Barb Agnew, founder of the Friends of the Monarch Trail, walks through the trail in 2011.

Barb Agnew, founder of the Friends of the Monarch Trail, walks through the trail in 2011. Photo By Photo by Mary Catanese

July 8, 2014

Since the group formed in 2008, the Friends of the Monarch Trail have known monarch butterflies are in trouble. Each year the population dwindles, but the local group continues to work tirelessly to spread milkweed — a food source for monarch caterpillars — far and wide.

This winter was the worst on record in Mexico's Oyamel fir forest, where monarchs from the Midwest and parts of Canada migrate in November. An estimated 33 million monarchs made the journey this winter, close to half the amount of the previous year.

Barb Agnew, founder of the friends group, hopes she and other volunteers can help the population regrow, at least in their corner of the world, on the county grounds in Wauwatosa. This Sunday, they will put in about 2,000 milkweed plants on the 2,500 square feet around their kiosk on the northwest corner of Discovery Parkway and Eschweiler Drive.

"What is happening on the county grounds is a compromise: save some land, develop the rest of it," Agnew said. "And it's happening throughout the United States. There isn't enough space left for the monarchs to repopulate enough."

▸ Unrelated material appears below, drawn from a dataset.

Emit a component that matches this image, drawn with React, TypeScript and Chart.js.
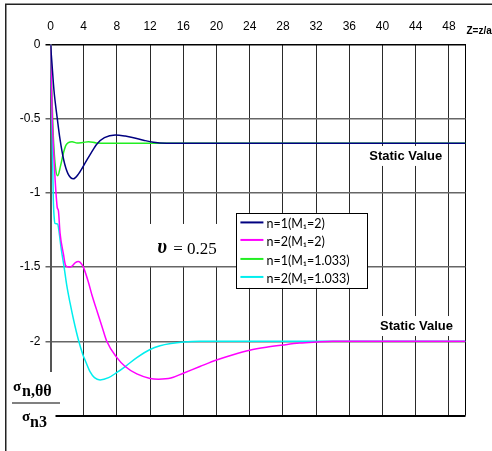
import { useEffect, useRef } from 'react';
import { Chart, registerables } from 'chart.js';

Chart.register(...registerables);

// Axis ticks
const zTicks = [0, 4, 8, 12, 16, 20, 24, 28, 32, 36, 40, 44, 48, 50];
const stressTicks = [0, -0.5, -1, -1.5, -2, -2.5];

// Series labels and colours
const seriesLabels = ['n=1(M\u2081=2)', 'n=2(M\u2081=2)', 'n=1(M\u2081=1.033)', 'n=2(M\u2081=1.033)'];
const seriesColors = ['#000080', '#ff00ff', '#22ee22', '#00eeee'];

// n=1, M1=2
const n1M2Z = [0, 0.14, 0.42, 0.82, 1.15, 1.6, 2.1, 2.75, 3.4, 4.16, 4.9, 5.6, 6.5, 7.8, 9, 10, 11.2, 12.4, 14, 20, 30, 40, 50];
const n1M2S = [0, -0.1, -0.31, -0.5, -0.64, -0.78, -0.87, -0.905, -0.87, -0.8, -0.73, -0.67, -0.628, -0.61, -0.617, -0.628, -0.645, -0.659, -0.665, -0.666, -0.666, -0.666, -0.666];

// n=2, M1=2
const n2M2Z = [0, 0.1, 0.22, 0.45, 0.7, 0.82, 0.95, 1.15, 1.55, 1.83, 2.2, 2.55, 3.0, 3.36, 3.7, 3.96, 4.56, 5.0, 5.57, 6.2, 6.78, 8, 9, 10.4, 12, 13, 14.5, 16, 18, 20, 22, 24, 26, 28, 30, 32, 34, 40, 50];
const n2M2S = [0, -0.25, -0.51, -0.8, -1.03, -1.1, -1.12, -1.27, -1.41, -1.49, -1.5, -1.495, -1.47, -1.463, -1.475, -1.5, -1.6, -1.69, -1.79, -1.9, -2.0, -2.11, -2.17, -2.22, -2.25, -2.255, -2.248, -2.215, -2.17, -2.126, -2.09, -2.06, -2.04, -2.025, -2.012, -2.005, -2.0, -2.0, -2.0];

// n=1, M1=1.033
const n1M1033Z = [0, 0.1, 0.26, 0.34, 0.6, 0.87, 1.2, 1.55, 1.85, 2.15, 2.6, 3.2, 3.9, 4.6, 5.5, 7, 50];
const n1M1033S = [0, -0.2, -0.5, -0.62, -0.83, -0.885, -0.82, -0.733, -0.68, -0.662, -0.655, -0.664, -0.66, -0.655, -0.663, -0.666, -0.666];

// n=2, M1=1.033
const n2M1033Z = [0, 0.1, 0.2, 0.34, 0.45, 0.54, 0.87, 1.0, 1.3, 1.63, 1.95, 2.35, 2.8, 3.36, 3.9, 4.16, 4.76, 5.3, 5.97, 7, 8, 9, 10.4, 12, 13.2, 14.5, 16, 18, 50];
const n2M1033S = [0, -0.35, -0.6, -1.05, -1.17, -1.205, -1.21, -1.25, -1.38, -1.497, -1.62, -1.74, -1.86, -1.99, -2.09, -2.126, -2.205, -2.245, -2.26, -2.245, -2.21, -2.17, -2.11, -2.055, -2.03, -2.015, -2.005, -2.0, -2.0];

const seriesZ = [n1M2Z, n2M2Z, n1M1033Z, n2M1033Z];
const seriesS = [n1M2S, n2M2S, n1M1033S, n2M1033S];

const SANS = '"Liberation Sans", Arial, sans-serif';
const SERIF = '"Liberation Serif", "Times New Roman", serif';
const LEGEND_FONT = 'Lato, "Open Sans", sans-serif';

const overlayPlugin = {
  id: 'overlay',
  beforeDatasetsDraw(chart: any) {
    const { ctx } = chart;
    const x = chart.scales.x;
    const y = chart.scales.y;
    ctx.save();

    // "Static Value" labels with white backing
    const staticLabels = [
      { z: 42.8, s: -0.751 },
      { z: 44.1, s: -1.897 },
    ];
    ctx.font = `bold 13px ${SANS}`;
    ctx.textAlign = 'center';
    ctx.textBaseline = 'middle';
    for (const l of staticLabels) {
      const cx = x.getPixelForValue(l.z);
      const cy = y.getPixelForValue(l.s);
      const w = ctx.measureText('Static Value').width;
      ctx.fillStyle = '#fff';
      ctx.fillRect(cx - w / 2 - 3, cy - 10, w + 6, 20);
      ctx.fillStyle = '#000';
      ctx.fillText('Static Value', cx, cy + 0.5);
    }

    // Poisson ratio label
    const px = x.getPixelForValue(12.85);
    const py = y.getPixelForValue(-1.371);
    ctx.fillStyle = '#fff';
    ctx.fillRect(px - 12, py - 24, 88, 42);
    ctx.fillStyle = '#000';
    ctx.textAlign = 'left';
    ctx.textBaseline = 'alphabetic';
    ctx.font = `bold italic 20px ${SERIF}`;
    ctx.fillText('\u03c5', px, py + 5);
    const uw = ctx.measureText('\u03c5').width;
    ctx.font = `17px ${SERIF}`;
    ctx.fillText(' = 0.25', px + uw + 2, py + 6);

    // Legend box
    const lx = x.getPixelForValue(22.4);
    const ly = y.getPixelForValue(-1.135);
    const lw = 131;
    const lh = 75;
    ctx.fillStyle = '#fff';
    ctx.fillRect(lx, ly, lw, lh);
    ctx.strokeStyle = '#000';
    ctx.lineWidth = 1;
    ctx.strokeRect(Math.round(lx) + 0.5, Math.round(ly) + 0.5, lw, lh);
    const rowY = [11.5, 29, 48, 66];
    ctx.font = `12.5px ${LEGEND_FONT}`;
    ctx.textBaseline = 'middle';
    seriesLabels.forEach((label, i) => {
      const ry = ly + rowY[i];
      ctx.strokeStyle = seriesColors[i];
      ctx.lineWidth = 2;
      ctx.beginPath();
      ctx.moveTo(lx + 4, ry - 2);
      ctx.lineTo(lx + 27, ry - 2);
      ctx.stroke();
      ctx.fillStyle = '#000';
      ctx.fillText(label, lx + 30, ry);
    });

    // Z axis caption
    ctx.font = `bold 10px ${SANS}`;
    ctx.textAlign = 'left';
    ctx.fillText('Z=z/a', chart.chartArea.right + 1, 31);

    // Stress ratio caption in the lower left corner
    const area = chart.chartArea;
    ctx.fillStyle = '#fff';
    ctx.fillRect(7, 372, area.left + 5 - 7, 451 - 372);
    ctx.fillStyle = '#000';
    ctx.textBaseline = 'alphabetic';
    ctx.font = `bold 15px ${SERIF}`;
    ctx.fillText('\u03c3', 13, 391);
    ctx.font = `bold 16px ${SERIF}`;
    ctx.fillText('n,\u03b8\u03b8', 22, 396);
    ctx.strokeStyle = '#808080';
    ctx.lineWidth = 2;
    ctx.beginPath();
    ctx.moveTo(12, 403);
    ctx.lineTo(60, 403);
    ctx.stroke();
    ctx.font = `bold 15px ${SERIF}`;
    ctx.fillText('\u03c3', 22, 421);
    ctx.font = `bold 16px ${SERIF}`;
    ctx.fillText('n3', 30, 427);

    // Outer frame
    ctx.strokeStyle = '#222';
    ctx.lineWidth = 1.5;
    ctx.beginPath();
    ctx.moveTo(5.75, 451);
    ctx.lineTo(5.75, 4.25);
    ctx.lineTo(492, 4.25);
    ctx.stroke();

    ctx.restore();
  },
};

export default function App() {
  const canvasRef = useRef<HTMLCanvasElement | null>(null);

  useEffect(() => {
    const canvas = canvasRef.current;
    if (!canvas) return;
    const chart = new Chart(canvas, {
      type: 'line',
      data: {
        datasets: seriesLabels.map((label, i) => ({
          label,
          data: seriesZ[i].map((z, j) => ({ x: z, y: seriesS[i][j] })),
          borderColor: seriesColors[i],
          backgroundColor: seriesColors[i],
          borderWidth: 1.5,
          pointRadius: 0,
          fill: false,
          cubicInterpolationMode: 'monotone' as const,
        })),
      },
      options: {
        responsive: false,
        animation: false,
        events: [],
        layout: { autoPadding: false, padding: { left: 0, top: 0, right: 26.5, bottom: 35.5 } },
        plugins: { legend: { display: false }, tooltip: { enabled: false } },
        scales: {
          x: {
            type: 'linear',
            position: 'top',
            min: 0,
            max: 50,
            afterBuildTicks: (axis: any) => {
              axis.ticks = zTicks.map((v) => ({ value: v }));
            },
            afterFit: (axis: any) => {
              axis.height = 44.5;
            },
            ticks: {
              autoSkip: false,
              maxRotation: 0,
              padding: 11,
              color: '#000',
              font: { family: SANS, size: 12 },
              callback: (v: any) => (v === 50 ? '' : String(v)),
            },
            grid: {
              drawTicks: false,
              color: (c: any) => (c.tick && c.tick.value === 0 ? 'rgba(0,0,0,0)' : c.tick && c.tick.value === 50 ? '#000' : '#2a2a2a'),
              lineWidth: 1,
            },
            border: { display: true, color: '#000', width: 1 },
          },
          y: {
            type: 'linear',
            min: -2.5,
            max: 0,
            afterBuildTicks: (axis: any) => {
              axis.ticks = stressTicks.map((v) => ({ value: v }));
            },
            afterFit: (axis: any) => {
              axis.width = 50.5;
            },
            ticks: {
              autoSkip: false,
              padding: 5,
              color: '#000',
              font: { family: SANS, size: 12 },
              callback: (v: any) => (v === -2.5 ? '' : String(v)),
            },
            grid: {
              drawTicks: true,
              tickLength: 5,
              color: (c: any) => (c.tick && (c.tick.value === 0 || c.tick.value === -2.5) ? '#000' : '#666'),
              lineWidth: (c: any) => (c.tick && c.tick.value === -2.5 ? 2 : 1.5),
            },
            border: { display: true, color: '#555', width: 2 },
          },
        },
      },
      plugins: [overlayPlugin],
    });
    return () => chart.destroy();
  }, []);

  return (
    <div style={{ position: 'fixed', left: 0, top: 0, width: 492, height: 451, background: '#fff' }}>
      <canvas ref={canvasRef} width={492} height={451} style={{ display: 'block' }} />
    </div>
  );
}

As UWM's Innovation Campus brings activity to the area, Agnew said it's important to bolster the monarch habitat as much as possible. The group has previously seeded the area with native plants and milkweed, but with the monarchs already back from Mexico and trying to reproduce, Agnew said the seeded plants are growing too slowly to help them right away.

"We need something there much sooner to support the migration during the disruption of construction," Agnew said.

The group purchased the plants with help from donors and fundraisers. Earlier in the year, they sold milkweed and nectar plants at their kiosk in an effort to broaden habitat options for monarchs throughout the city.

In addition to helping monarchs, Agnew said the habitat helps other pollinators, like bees, which in turn feed the whole ecosystem.

"We're using the monarchs to say that something is wrong in the environment," Agnew said. "We need to create this better habitat for them, but it benefits all the other things in decline."

New volunteers are welcome to help plant from noon to 3 p.m. Sunday. Agnew encourages volunteers to wear work shoes and bring gloves and shovel if possible. If it pours rain, the event will likely be moved to the following Sunday, July 20.